Quatman must have known that his charges would ignite a firestorm. We’ve been reminded that he left the D.A.’s office embittered because of differences with his boss, Alameda County District Attorney Tom Orloff. I’ll not enter that hornet’s nest, except to observe that the credibility of Orloff, who has testified against Quatman on various points, is excellent.

The public, however, needs some perspective. Here is a sketch of the legal landscape:

The law forbids the use of “invidious” criteria like race and religion for almost all official decisions, which means that both are off limits in jury selection. Or are they?

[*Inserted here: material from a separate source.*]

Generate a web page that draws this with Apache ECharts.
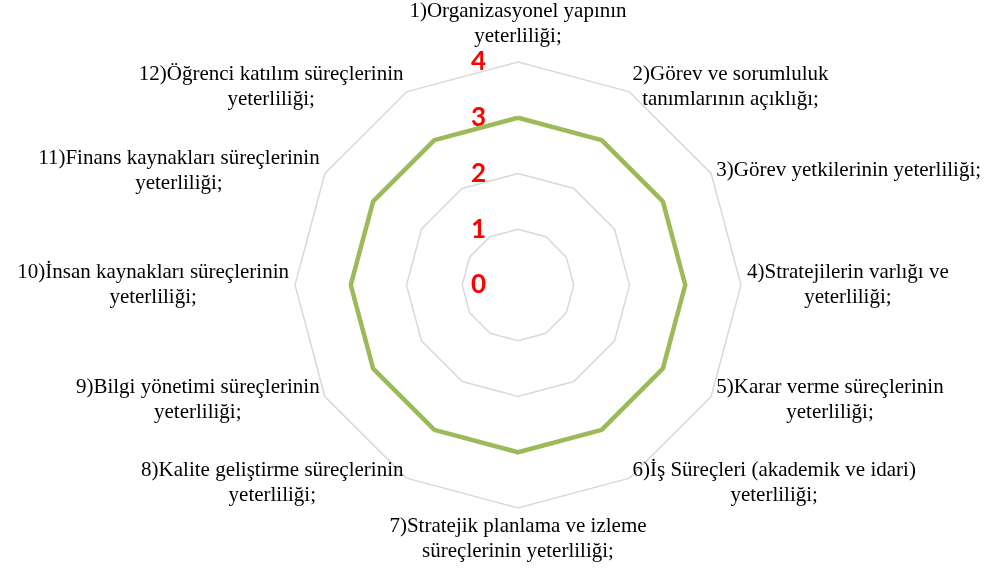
<!DOCTYPE html>
<html>
<head>
<meta charset="utf-8">
<script src="https://cdn.jsdelivr.net/npm/echarts@6/dist/echarts.min.js"></script>
<style>
  html, body { margin: 0; padding: 0; background: #ffffff; }
  #chart { width: 995px; height: 571px; }
</style>
</head>
<body>
<div id="chart"></div>
<script>
// Criteria (each name is split into the lines it is printed on)
const criteria = [
  ['1)Organizasyonel yapının', 'yeterliliği;'],
  ['2)Görev ve sorumluluk', 'tanımlarının açıklığı;'],
  ['3)Görev yetkilerinin yeterliliği;'],
  ['4)Stratejilerin varlığı ve', 'yeterliliği;'],
  ['5)Karar verme süreçlerinin', 'yeterliliği;'],
  ['6)İş Süreçleri (akademik ve idari)', 'yeterliliği;'],
  ['7)Stratejik planlama ve izleme', 'süreçlerinin yeterliliği;'],
  ['8)Kalite geliştirme süreçlerinin', 'yeterliliği;'],
  ['9)Bilgi yönetimi süreçlerinin', 'yeterliliği;'],
  ['10)İnsan kaynakları süreçlerinin', 'yeterliliği;'],
  ['11)Finans kaynakları süreçlerinin', 'yeterliliği;'],
  ['12)Öğrenci katılım süreçlerinin', 'yeterliliği;']
];

// Average score per criterion
const scores = [3.0, 3.0, 3.0, 3.0, 3.0, 3.0, 3.0, 3.0, 3.0, 3.0, 3.0, 3.0];

// Scale of the rings
const scaleMin = 0;
const scaleMax = 4;
const ringCount = 4;

// The radar lays its spokes out counter-clockwise; keep the first criterion
// on top and walk the rest backwards so they read clockwise.
const order = [0].concat(criteria.map(function (_, i) { return i; }).slice(1).reverse());

const indicators = order.map(function (idx, pos) {
  const item = { name: criteria[idx].join('\n'), min: scaleMin, max: scaleMax };
  if (pos === 0) {
    // scale numbers are printed along the first spoke only
    item.axisLabel = {
      show: true,
      showMinLabel: true,
      showMaxLabel: true,
      margin: 32,
      color: '#ff0000',
      fontFamily: 'Lato, "Open Sans", sans-serif',
      fontWeight: 'bold',
      fontSize: 26
    };
  }
  return item;
});
const orderedScores = order.map(function (idx) { return scores[idx]; });

const serifFont = '"Liberation Serif", "Times New Roman", serif';

const chart = echarts.init(document.getElementById('chart'), null, { renderer: 'canvas' });

chart.setOption({
  backgroundColor: '#ffffff',
  animation: false,
  radar: {
    center: [518, 285],
    radius: 223,
    startAngle: 90,
    shape: 'polygon',
    splitNumber: ringCount,
    axisName: {
      color: '#000000',
      fontFamily: serifFont,
      fontSize: 21,
      lineHeight: 25,
      formatter: function (name) {
        return name.split('\n').map(function (s) { return '{c|' + s + '}'; }).join('\n');
      },
      rich: {
        c: {
          align: 'center',
          color: '#000000',
          fontFamily: serifFont,
          fontSize: 21,
          lineHeight: 25
        }
      }
    },
    nameGap: 6,
    axisLine: { show: false },
    axisTick: { show: false },
    axisLabel: { show: false },
    splitLine: { lineStyle: { color: '#d9d9d9', width: 1.5 } },
    splitArea: { show: false },
    indicator: indicators
  },
  series: [{
    type: 'radar',
    symbol: 'none',
    lineStyle: { color: '#9bbb59', width: 4.5 },
    itemStyle: { color: '#9bbb59' },
    data: [{ value: orderedScores }]
  }]
});
</script>
</body>
</html>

Enter the trial lawyers. California allows each side in a criminal case a number of peremptory challenges, which used to mean that “Mr. Smith, you are excused” was never explained. Under law, a pattern of peremptory challenges suggesting use of an invidious criterion is usually objected to.

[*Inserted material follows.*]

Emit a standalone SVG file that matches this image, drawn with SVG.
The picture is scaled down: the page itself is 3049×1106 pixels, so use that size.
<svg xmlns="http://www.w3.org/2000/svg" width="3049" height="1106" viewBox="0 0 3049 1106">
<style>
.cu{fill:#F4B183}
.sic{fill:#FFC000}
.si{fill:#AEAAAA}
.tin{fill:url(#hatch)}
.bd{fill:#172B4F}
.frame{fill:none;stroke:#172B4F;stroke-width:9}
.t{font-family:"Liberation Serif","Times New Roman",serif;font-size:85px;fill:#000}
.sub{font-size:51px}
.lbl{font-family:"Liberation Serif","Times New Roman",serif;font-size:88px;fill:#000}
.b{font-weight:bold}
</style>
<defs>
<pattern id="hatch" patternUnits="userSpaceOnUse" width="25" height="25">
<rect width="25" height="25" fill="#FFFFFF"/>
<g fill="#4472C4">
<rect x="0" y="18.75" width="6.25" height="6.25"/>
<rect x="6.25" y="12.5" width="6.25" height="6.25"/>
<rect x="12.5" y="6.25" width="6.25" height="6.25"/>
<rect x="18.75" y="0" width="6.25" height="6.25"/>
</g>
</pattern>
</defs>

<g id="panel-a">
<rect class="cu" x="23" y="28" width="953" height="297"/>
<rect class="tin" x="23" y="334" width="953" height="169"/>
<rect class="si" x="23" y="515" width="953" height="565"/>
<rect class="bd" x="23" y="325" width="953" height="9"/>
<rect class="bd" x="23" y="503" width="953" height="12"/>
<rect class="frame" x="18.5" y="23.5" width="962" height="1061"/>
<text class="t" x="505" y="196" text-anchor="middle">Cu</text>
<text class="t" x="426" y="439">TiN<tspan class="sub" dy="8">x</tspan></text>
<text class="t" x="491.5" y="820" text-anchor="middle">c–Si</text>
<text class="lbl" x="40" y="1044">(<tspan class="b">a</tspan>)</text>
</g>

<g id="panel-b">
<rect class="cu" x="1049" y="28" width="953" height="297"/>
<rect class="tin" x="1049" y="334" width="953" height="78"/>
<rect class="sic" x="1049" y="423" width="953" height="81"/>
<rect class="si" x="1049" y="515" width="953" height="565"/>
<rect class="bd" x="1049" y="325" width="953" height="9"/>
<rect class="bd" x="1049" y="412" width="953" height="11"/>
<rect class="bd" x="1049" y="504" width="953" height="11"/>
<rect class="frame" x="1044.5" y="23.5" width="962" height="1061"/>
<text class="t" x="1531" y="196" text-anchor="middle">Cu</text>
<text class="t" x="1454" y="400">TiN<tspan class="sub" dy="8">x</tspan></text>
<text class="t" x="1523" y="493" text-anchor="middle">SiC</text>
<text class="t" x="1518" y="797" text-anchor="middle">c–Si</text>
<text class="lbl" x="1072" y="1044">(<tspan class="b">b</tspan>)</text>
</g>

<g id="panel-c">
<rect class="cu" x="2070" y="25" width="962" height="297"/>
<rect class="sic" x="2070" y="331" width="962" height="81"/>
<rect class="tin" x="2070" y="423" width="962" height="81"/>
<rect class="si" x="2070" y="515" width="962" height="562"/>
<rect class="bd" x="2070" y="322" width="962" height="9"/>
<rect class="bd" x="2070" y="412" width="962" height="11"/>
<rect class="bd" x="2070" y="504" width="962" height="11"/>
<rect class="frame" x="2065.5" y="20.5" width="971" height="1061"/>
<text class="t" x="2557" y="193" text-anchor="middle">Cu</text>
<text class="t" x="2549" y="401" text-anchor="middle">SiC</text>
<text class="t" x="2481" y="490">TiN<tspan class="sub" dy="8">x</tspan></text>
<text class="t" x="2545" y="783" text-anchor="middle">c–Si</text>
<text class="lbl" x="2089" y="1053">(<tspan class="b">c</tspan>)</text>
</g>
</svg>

To meet the objection, the lawyer must come up with a set of noninvidious reasons. Trial lawyers quickly learn that certain human stereotypes are routinely used in jury selection because, bluntly put, they capture strong statistical tendencies. For example, some faiths tend to oppose the death penalty but don’t condemn drinking, while others tend to oppose drinking but not capital punishment. Yes these are only generalizations; that’s why they are stereotypes. But if you’re trying a death-penalty case or a drunk-driving case, you need to know these things. Also, some prospective jurors “lie,” in that they deny or conceal facts about themselves that make them look bad, things like “being unfair” or “not keeping an open mind.”

Even with a jury-selection expert at your side (few law offices can afford them), picking a good jury for your trial is a crapshoot. Not every prospective juror can be given the third degree, and not every answer can be trusted. So trial lawyers go with their educated intuitions. Do stereotypes get factored in? You bet. Stereotypes like the one mentioned in the Freeman imbroglio — that a prospective juror’s Jewish background points to death- penalty opposition — would have been consonant with the late Judge Golde’s experience as a former trial lawyer.

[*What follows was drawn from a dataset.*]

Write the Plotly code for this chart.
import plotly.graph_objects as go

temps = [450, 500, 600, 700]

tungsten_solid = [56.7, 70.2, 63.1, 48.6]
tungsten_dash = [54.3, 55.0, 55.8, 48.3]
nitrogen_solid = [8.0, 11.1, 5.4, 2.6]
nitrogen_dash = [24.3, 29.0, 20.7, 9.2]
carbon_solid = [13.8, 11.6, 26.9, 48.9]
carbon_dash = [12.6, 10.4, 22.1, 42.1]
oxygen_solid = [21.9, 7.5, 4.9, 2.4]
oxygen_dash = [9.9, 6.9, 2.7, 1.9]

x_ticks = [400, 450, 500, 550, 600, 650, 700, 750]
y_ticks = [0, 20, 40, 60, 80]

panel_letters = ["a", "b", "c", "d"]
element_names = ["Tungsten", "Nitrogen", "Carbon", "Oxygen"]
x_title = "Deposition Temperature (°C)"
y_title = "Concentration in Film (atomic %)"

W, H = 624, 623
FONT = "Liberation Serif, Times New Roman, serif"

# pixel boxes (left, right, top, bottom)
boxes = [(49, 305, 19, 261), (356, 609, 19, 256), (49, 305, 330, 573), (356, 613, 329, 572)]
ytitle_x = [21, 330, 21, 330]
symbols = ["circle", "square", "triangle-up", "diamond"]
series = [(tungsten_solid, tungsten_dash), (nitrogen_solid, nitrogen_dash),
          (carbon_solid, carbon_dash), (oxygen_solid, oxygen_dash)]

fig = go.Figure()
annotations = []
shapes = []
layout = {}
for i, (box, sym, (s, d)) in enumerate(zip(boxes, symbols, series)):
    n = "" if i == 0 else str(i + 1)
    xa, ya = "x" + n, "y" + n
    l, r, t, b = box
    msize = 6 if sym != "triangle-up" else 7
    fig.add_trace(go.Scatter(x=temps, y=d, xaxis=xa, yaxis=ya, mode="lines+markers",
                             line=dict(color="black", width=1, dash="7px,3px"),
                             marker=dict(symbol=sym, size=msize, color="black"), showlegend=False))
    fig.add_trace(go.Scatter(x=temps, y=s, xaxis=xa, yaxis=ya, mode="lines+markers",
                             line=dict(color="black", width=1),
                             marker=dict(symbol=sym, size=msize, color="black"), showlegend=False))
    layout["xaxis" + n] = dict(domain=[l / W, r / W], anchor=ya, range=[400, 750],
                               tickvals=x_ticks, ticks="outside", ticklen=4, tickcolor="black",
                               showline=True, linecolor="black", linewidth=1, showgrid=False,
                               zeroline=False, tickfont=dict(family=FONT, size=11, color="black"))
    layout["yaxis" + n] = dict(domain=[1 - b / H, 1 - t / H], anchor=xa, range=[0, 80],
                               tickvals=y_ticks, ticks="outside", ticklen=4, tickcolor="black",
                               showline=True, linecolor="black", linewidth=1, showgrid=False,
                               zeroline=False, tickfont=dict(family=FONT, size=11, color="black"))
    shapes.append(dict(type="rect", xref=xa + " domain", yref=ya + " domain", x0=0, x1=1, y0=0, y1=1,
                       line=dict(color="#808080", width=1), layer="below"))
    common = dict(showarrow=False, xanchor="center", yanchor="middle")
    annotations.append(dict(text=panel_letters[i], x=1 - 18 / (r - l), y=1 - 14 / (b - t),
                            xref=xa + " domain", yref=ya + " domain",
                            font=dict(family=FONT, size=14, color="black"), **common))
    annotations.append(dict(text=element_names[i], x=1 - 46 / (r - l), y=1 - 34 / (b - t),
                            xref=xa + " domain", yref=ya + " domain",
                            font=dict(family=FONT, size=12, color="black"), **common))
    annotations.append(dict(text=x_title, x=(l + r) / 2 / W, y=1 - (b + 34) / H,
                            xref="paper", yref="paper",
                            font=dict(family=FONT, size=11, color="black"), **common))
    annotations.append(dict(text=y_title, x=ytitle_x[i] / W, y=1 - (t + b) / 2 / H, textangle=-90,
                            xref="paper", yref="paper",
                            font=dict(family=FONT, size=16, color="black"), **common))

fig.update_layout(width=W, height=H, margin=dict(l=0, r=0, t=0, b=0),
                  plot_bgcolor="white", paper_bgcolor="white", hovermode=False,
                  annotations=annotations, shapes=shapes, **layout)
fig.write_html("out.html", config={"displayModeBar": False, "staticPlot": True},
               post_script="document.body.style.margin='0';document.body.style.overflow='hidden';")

But the real-world meaning of whatever Golde may or may not have told Quatman about this (because both knew the law) would have been to “pay attention.” It would not have prompted a knee-jerk rejection of these potential jurors because they might be Jewish. The reports mention other legitimate factors about these jurors in the record sufficient to justify Quatman’s peremptory challenges. This would normally put the issue to rest.

Death-penalty cases present unusual problems in jury selection, however. The process can be improved, to a point. For example, after the challenges for cause have been ruled on, both sides would be required to submit an entire list of their proposed peremptory challenges to the trial judge. Each side could submit up to four more than the maximum number allowed. The judge would then review both lists, call the attorneys into chambers for mutual disclosure, on-the-record discussions and objections. The judge would then disqualify an equal number for each side (discarding up to four). This, too, is an imperfect solution, but would give the trial court much more control over the “invidious” challenge problem and would cut down on late-breaking allegations such as those in the Freeman case.

Jay B. Gaskill is an attorney and a former Alameda County public defender (1989-99).